Here’s the thing.  I was taking advantage of the Do Now for my own desires.  I wasn’t using it as an instructional strategy, I was using it to buy me time at the beginning of the class to focus on my own tasks. And I can’t lie, it felt good.  It felt SO GOOD.  The kids were “working” as I was taking care of all the boring stuff that goes along with being a teacher, and if someone walked by and saw my classroom, they would assume some sort of learning was occurring.  It was so easy and satisfying.  But it was teacher malpractice.  

So I’ve started revamping my Do Nows.  I have even re-named them to Success Starters (which is a term from Suzy Pepper Rollins’s book Learning in the Fast Lane: 8 Ways to Put ALL Students on the Road to Academic Success).  She states that the “trouble with warm ups is that they are quite possibly the opposite of what students’ brains need during the opening minutes of class” (2014) and she is right.  When students walk into our class their brains need to be stimulated, and when they are done with the Do Now, Warm Up, Success Starter, etc. their curiosity and interest levels should be high.  

Yeah…I was NOT doing that…

So here is an example of what I do now. (I use the things my students are interested in to convey information that is relevant to them.  Therefore, thank you YouTube for existing.)

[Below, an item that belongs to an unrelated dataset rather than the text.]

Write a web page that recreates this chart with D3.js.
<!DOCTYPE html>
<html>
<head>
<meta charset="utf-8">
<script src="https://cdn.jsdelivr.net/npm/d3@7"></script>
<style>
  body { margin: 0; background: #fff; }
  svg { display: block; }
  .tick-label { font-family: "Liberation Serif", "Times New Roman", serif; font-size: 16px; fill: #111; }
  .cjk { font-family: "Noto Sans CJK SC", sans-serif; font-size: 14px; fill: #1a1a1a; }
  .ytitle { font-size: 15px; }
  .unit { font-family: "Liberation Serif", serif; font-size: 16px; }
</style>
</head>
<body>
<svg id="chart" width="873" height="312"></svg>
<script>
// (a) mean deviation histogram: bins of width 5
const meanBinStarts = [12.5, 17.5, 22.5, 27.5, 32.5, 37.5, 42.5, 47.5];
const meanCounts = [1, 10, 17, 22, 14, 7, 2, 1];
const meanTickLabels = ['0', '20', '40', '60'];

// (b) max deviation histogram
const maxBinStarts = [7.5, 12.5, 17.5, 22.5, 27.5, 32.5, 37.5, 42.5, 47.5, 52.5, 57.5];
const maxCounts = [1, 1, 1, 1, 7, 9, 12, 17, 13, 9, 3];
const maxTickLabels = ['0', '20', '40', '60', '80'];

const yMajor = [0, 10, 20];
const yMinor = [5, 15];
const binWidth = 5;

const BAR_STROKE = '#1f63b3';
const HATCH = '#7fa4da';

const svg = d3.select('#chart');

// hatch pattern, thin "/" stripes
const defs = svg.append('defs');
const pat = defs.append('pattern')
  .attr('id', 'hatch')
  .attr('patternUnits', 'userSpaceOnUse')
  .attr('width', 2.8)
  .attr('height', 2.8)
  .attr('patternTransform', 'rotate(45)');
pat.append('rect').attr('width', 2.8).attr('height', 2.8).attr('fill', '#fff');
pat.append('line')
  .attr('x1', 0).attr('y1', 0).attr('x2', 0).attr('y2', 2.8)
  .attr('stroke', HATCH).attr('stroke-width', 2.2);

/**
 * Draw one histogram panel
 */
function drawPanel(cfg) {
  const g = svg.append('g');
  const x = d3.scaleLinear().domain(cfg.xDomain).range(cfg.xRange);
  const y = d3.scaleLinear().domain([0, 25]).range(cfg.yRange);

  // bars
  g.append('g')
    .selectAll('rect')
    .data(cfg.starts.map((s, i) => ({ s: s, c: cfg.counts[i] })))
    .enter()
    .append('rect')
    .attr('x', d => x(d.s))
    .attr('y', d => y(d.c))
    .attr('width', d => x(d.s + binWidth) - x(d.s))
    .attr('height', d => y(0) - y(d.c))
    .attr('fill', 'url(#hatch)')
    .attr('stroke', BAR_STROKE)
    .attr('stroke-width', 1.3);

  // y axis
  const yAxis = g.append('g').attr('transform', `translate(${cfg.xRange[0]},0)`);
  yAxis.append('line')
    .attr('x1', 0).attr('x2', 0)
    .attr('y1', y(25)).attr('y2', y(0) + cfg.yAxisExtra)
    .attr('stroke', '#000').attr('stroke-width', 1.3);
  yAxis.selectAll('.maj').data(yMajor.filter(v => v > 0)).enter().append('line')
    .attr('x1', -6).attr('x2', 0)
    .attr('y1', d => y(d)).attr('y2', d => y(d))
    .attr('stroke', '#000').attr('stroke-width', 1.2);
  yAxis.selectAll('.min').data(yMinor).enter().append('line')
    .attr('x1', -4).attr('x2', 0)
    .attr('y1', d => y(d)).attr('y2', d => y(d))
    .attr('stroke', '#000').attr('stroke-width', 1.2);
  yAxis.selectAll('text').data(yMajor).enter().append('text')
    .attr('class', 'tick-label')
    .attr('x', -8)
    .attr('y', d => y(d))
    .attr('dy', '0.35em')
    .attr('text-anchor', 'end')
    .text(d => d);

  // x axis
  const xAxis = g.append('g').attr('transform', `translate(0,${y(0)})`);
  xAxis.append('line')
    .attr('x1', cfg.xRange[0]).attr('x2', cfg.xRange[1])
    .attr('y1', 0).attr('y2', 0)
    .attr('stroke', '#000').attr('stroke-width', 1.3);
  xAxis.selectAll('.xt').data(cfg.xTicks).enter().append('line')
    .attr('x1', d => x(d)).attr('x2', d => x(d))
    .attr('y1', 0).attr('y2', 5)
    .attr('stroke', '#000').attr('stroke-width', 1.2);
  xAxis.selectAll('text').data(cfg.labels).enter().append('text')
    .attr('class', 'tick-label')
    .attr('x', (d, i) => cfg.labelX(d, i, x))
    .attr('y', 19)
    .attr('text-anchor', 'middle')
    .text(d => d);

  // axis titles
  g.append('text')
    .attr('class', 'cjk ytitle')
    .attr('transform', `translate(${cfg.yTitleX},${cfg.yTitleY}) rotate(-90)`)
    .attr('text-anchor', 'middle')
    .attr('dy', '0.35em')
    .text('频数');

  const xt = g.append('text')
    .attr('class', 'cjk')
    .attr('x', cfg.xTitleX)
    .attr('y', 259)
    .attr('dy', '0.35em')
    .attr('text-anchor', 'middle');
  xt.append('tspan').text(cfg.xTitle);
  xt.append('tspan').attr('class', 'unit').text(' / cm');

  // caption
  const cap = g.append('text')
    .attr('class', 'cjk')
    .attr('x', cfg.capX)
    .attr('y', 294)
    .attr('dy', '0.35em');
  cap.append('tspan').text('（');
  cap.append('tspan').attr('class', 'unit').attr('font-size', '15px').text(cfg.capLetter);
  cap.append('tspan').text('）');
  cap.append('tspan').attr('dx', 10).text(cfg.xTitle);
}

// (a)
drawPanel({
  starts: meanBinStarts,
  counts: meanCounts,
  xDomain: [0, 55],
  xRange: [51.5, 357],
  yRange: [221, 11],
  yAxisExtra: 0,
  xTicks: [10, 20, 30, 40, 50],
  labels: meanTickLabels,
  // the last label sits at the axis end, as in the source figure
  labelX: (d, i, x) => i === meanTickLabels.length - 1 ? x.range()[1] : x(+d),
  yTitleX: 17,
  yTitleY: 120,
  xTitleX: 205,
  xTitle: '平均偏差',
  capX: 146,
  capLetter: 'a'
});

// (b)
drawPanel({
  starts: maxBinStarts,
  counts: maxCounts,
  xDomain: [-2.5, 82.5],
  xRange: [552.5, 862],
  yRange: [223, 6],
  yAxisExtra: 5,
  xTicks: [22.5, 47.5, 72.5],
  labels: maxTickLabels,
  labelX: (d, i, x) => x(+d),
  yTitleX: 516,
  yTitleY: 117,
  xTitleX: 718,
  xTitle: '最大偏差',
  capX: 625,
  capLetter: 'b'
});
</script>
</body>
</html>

We are reading memoirs this marking period and we recently read a short memoir about Kendall Ciesemier, a young woman who started her own non-profit organization called Kids Caring 4 Kids. The next day, as the Success Starter I had my students watch a TEDx video of her speaking at Georgetown about Finding Power in Powerlessness. My students were engaged in the video as this young woman they just read about the day before came to life on the screen.  She spoke about many of the things she wrote about in her short memoir and she added some more details about her life and experiences. Then I had the students “evaluate the advantages and disadvantages of using different mediums” (CCSS RI.8.7). The following discussion was great!  We talked about how seeing a person and hearing a person speak can be mesmerizing.  We talked about how connecting a face to a “character” in a text made it more real.  Watching the video made the students understand that Kendall, and what she does, is real and that they can be just like her.

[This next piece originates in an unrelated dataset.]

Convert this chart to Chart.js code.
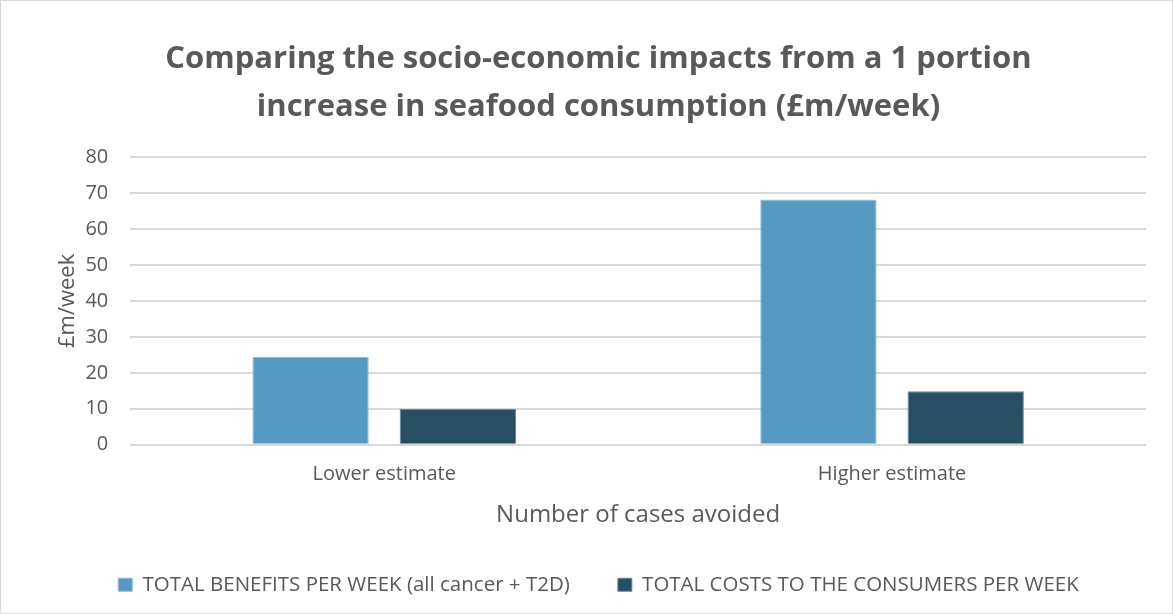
<!DOCTYPE html>
<html lang="en">
<head>
    <meta charset="UTF-8">
    <title>Socio-economic impacts</title>
    <script src="https://cdn.jsdelivr.net/npm/chart.js"></script>
    <style>
        body { margin: 0; background: #fff; }
        #wrap {
            width: 1171px;
            height: 612px;
            border: 1px solid #d9d9d9;
        }
    </style>
</head>
<body>
    <div id="wrap"><canvas id="impactChart"></canvas></div>
    <script>
        const categories = ['Lower estimate', 'Higher estimate'];
        const benefits = [24.4, 68.2];
        const costs = [9.9, 14.9];
        const yTicks = [0, 10, 20, 30, 40, 50, 60, 70, 80];

        const grey = '#595959';
        const font = '"Open Sans", "Liberation Sans", sans-serif';

        const ctx = document.getElementById('impactChart').getContext('2d');
        new Chart(ctx, {
            type: 'bar',
            data: {
                labels: categories,
                datasets: [{
                    label: 'TOTAL BENEFITS PER WEEK (all cancer + T2D)',
                    data: benefits,
                    backgroundColor: '#559AC0',
                    borderColor: '#8fbdd6',
                    borderWidth: 1
                }, {
                    label: 'TOTAL COSTS TO THE CONSUMERS PER WEEK',
                    data: costs,
                    backgroundColor: '#264F63',
                    borderColor: '#6a8a9a',
                    borderWidth: 1
                }]
            },
            options: {
                responsive: true,
                maintainAspectRatio: false,
                animation: false,
                categoryPercentage: 0.58,
                barPercentage: 0.79,
                layout: { padding: { left: 50, right: 26, top: 24, bottom: 8 } },
                plugins: {
                    title: {
                        display: true,
                        text: ['Comparing the socio-economic impacts from a 1 portion',
                               'increase in seafood consumption (£m/week)'],
                        color: grey,
                        font: { family: font, size: 31, weight: 'bold', lineHeight: 1.55 },
                        padding: { top: 10, bottom: 26 }
                    },
                    legend: {
                        position: 'bottom',
                        labels: {
                            color: grey,
                            font: { family: font, size: 20.5 },
                            boxWidth: 14,
                            boxHeight: 13,
                            padding: 48
                        }
                    },
                    tooltip: { enabled: false }
                },
                scales: {
                    x: {
                        grid: { display: false },
                        border: { display: false },
                        ticks: { color: grey, font: { family: font, size: 20 }, padding: 10 },
                        title: {
                            display: true,
                            text: 'Number of cases avoided',
                            color: grey,
                            font: { family: font, size: 24 },
                            padding: { top: 4, bottom: -3 }
                        }
                    },
                    y: {
                        min: 0,
                        max: 80,
                        afterBuildTicks: (axis) => { axis.ticks = yTicks.map(v => ({ value: v })); },
                        grid: { color: '#d9d9d9', lineWidth: 2, drawTicks: false },
                        border: { display: false },
                        ticks: { color: grey, font: { family: font, size: 20 }, padding: 22 },
                        title: {
                            display: true,
                            text: '£m/week',
                            color: grey,
                            font: { family: font, size: 22 },
                            padding: { top: 4, bottom: -18 }
                        }
                    }
                }
            }
        });
    </script>
</body>
</html>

This Success Starter didn’t take long to set up.  I found the video and wrote down some questions I wanted to ask to get the conversation started, but the outcome was so much better than asking my students to summarize what they read the day before. Plus, it lead us right into the lesson about finding evidence in order to classify a text as a memoir. And, a little secret, I still took attendance. After this, I couldn’t wait to start every class with a Success Starter.

The best part about it is that the formula is simple: interesting information + exciting presentation of the information + a standard based in academics = Success Starter! I encourage you to try it.  I promise, you will enjoy it just as much as your kids and you won’t want that plain ol’ “Do Now” to ever come back.